形状が特徴的だったので見つけることができました。これが判明しなかったら、テレーズのカフェも見つけることはできなかったでしょう。
歩いているのは北西岸。
カメラ南向き。
男の住まい
資料
関連記事
ジョルジュ・ドルリュー
- 『かくも長き不在』 Une aussi longue absence (1961)
- 『かもめの城』 Rapture (1965)
- 『まぼろしの市街戦』 Le Roi de coeur (1967)
- 『サン・スーシの女』 La passante du Sans-Souci (1982)
- 『リトル・ロマンス』 A Little Romance (1979)
- 『彼女のアリバイ』 Her Alibi (1989)
- 『恋のエチュード』 Les deux anglaises et le continent (1971)
- 『映画に愛をこめて アメリカの夜』 La nuit américaine (1973)
- 『突然炎のごとく』 Jules et Jim (1962)
- 『軽蔑』 Le Mépris (1963)
更新履歴
- 2018/03/11 「DVD、Blu-ray盤」項目追加
- 2012/12/15 新規アップ
コメント
初めまして。
「フランス映画、モノクロ、ピュトー教会」で検索してここにたどり着きました。
20年以上前、この映画の舞台のすぐ近くに住んでいまして、毎日、セーヌの船の行き来や中洲の建物を見て過ごしておりました。
パリ在住中、何気なく古い映画をテレビで見ていたら、家の近くらしきところが映っている!と認識したのがはじめで、帰国後もたぶんNHKBSでOAしたものを見た記憶がありました。
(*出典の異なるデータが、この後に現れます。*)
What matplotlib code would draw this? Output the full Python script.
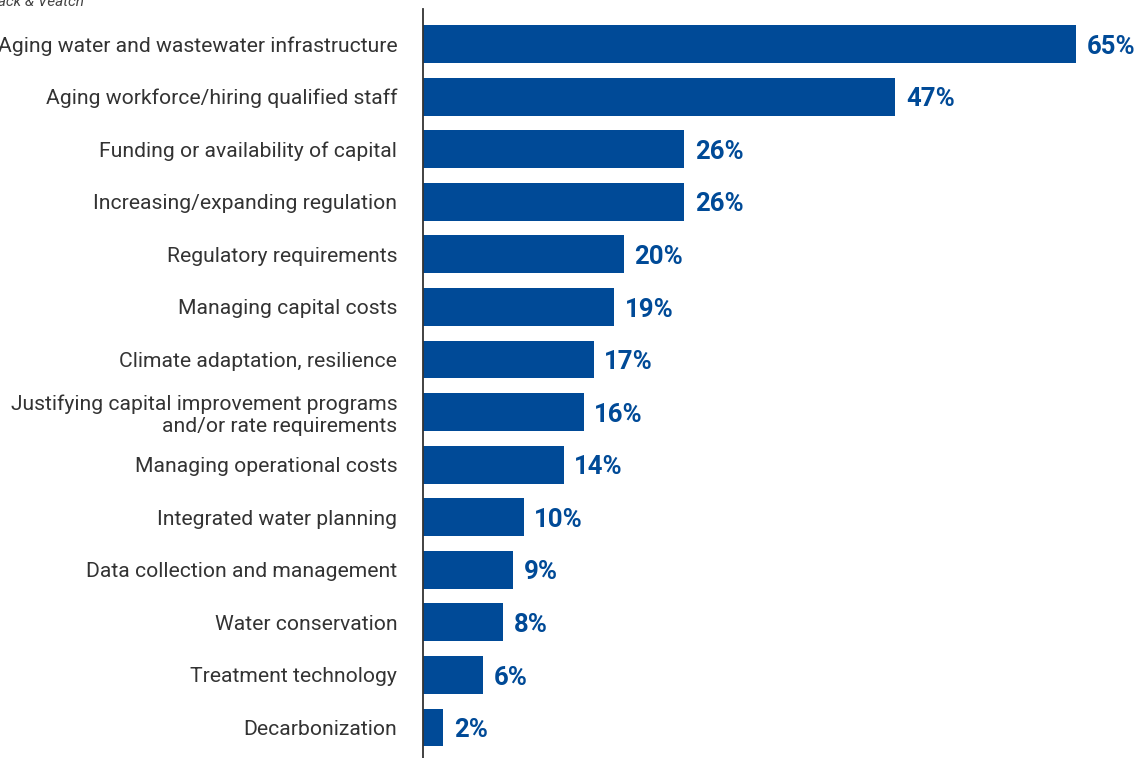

最近は映画のDVDがずいぶん安く手に入るので、そういえばあの映画、もう一度見てみたいと思ったのに、題名が出てこない!こちらのサイトに助けられました。
(DVDは現在手に入りにくいようでデュラスの原作本を買うか検討中です。)
「かくも長き不在」とは素晴らしいタイトルですね。昔の映画関係者のセンスがうかがわれます。こちらにもこれからたびたびお邪魔することと思います。まずはお礼まで。
IMDB に記載がないとは意外なので今見たら、ちゃんと記載がありました。
ただしロケ地としては
Place de l’Eglise, Courbevoie, Hauts-de-Seine
だけでしたが…
僕もいつだったかのクリスマス・イヴにピュトーに(両親が)住んでいる友人から
夜の10時頃ホテルに今こら来ないかと電話があり、もう遅いからと言うと
何を言ってるイヴだぞ、ということで訪ねた事を思い出しました…
dodoさん、コメントありがとうございます。
20年以上前に現地でしかもお住まいの近くを映画でご覧になるとは、貴重な体験でしたね。当時といえども映画の面影はだいぶ薄れていたかもしれませんが。
拙サイトが少しでもお役に立てたのでしたらとても嬉しいです。
私もおそらくBSで見た記憶があるのですが、手持ちはVHSで、日本盤DVDはあるのかどうかすらわかりません(フランス盤はあるようですが)。
ぜひまたご覧になれると良いですね。
milouさん、コメントありがとうございます。
こちらもイヴの良き思い出でしょうか。
(私、このエントリー書くまでピュトーという地名すら知りませんでした……汗)
Web Archiveで遡ってみると、この映画のIMDbのFilming Locationsは2014年に追加されたようです。
IMDbで昔の映画の情報がたまに追加されているのに気づきますが、こういう古いフランス映画などの情報は誰が追加しているのか不思議ですし、それよりそもそもIMDbは誰が書いているのか、今さらながら気になります。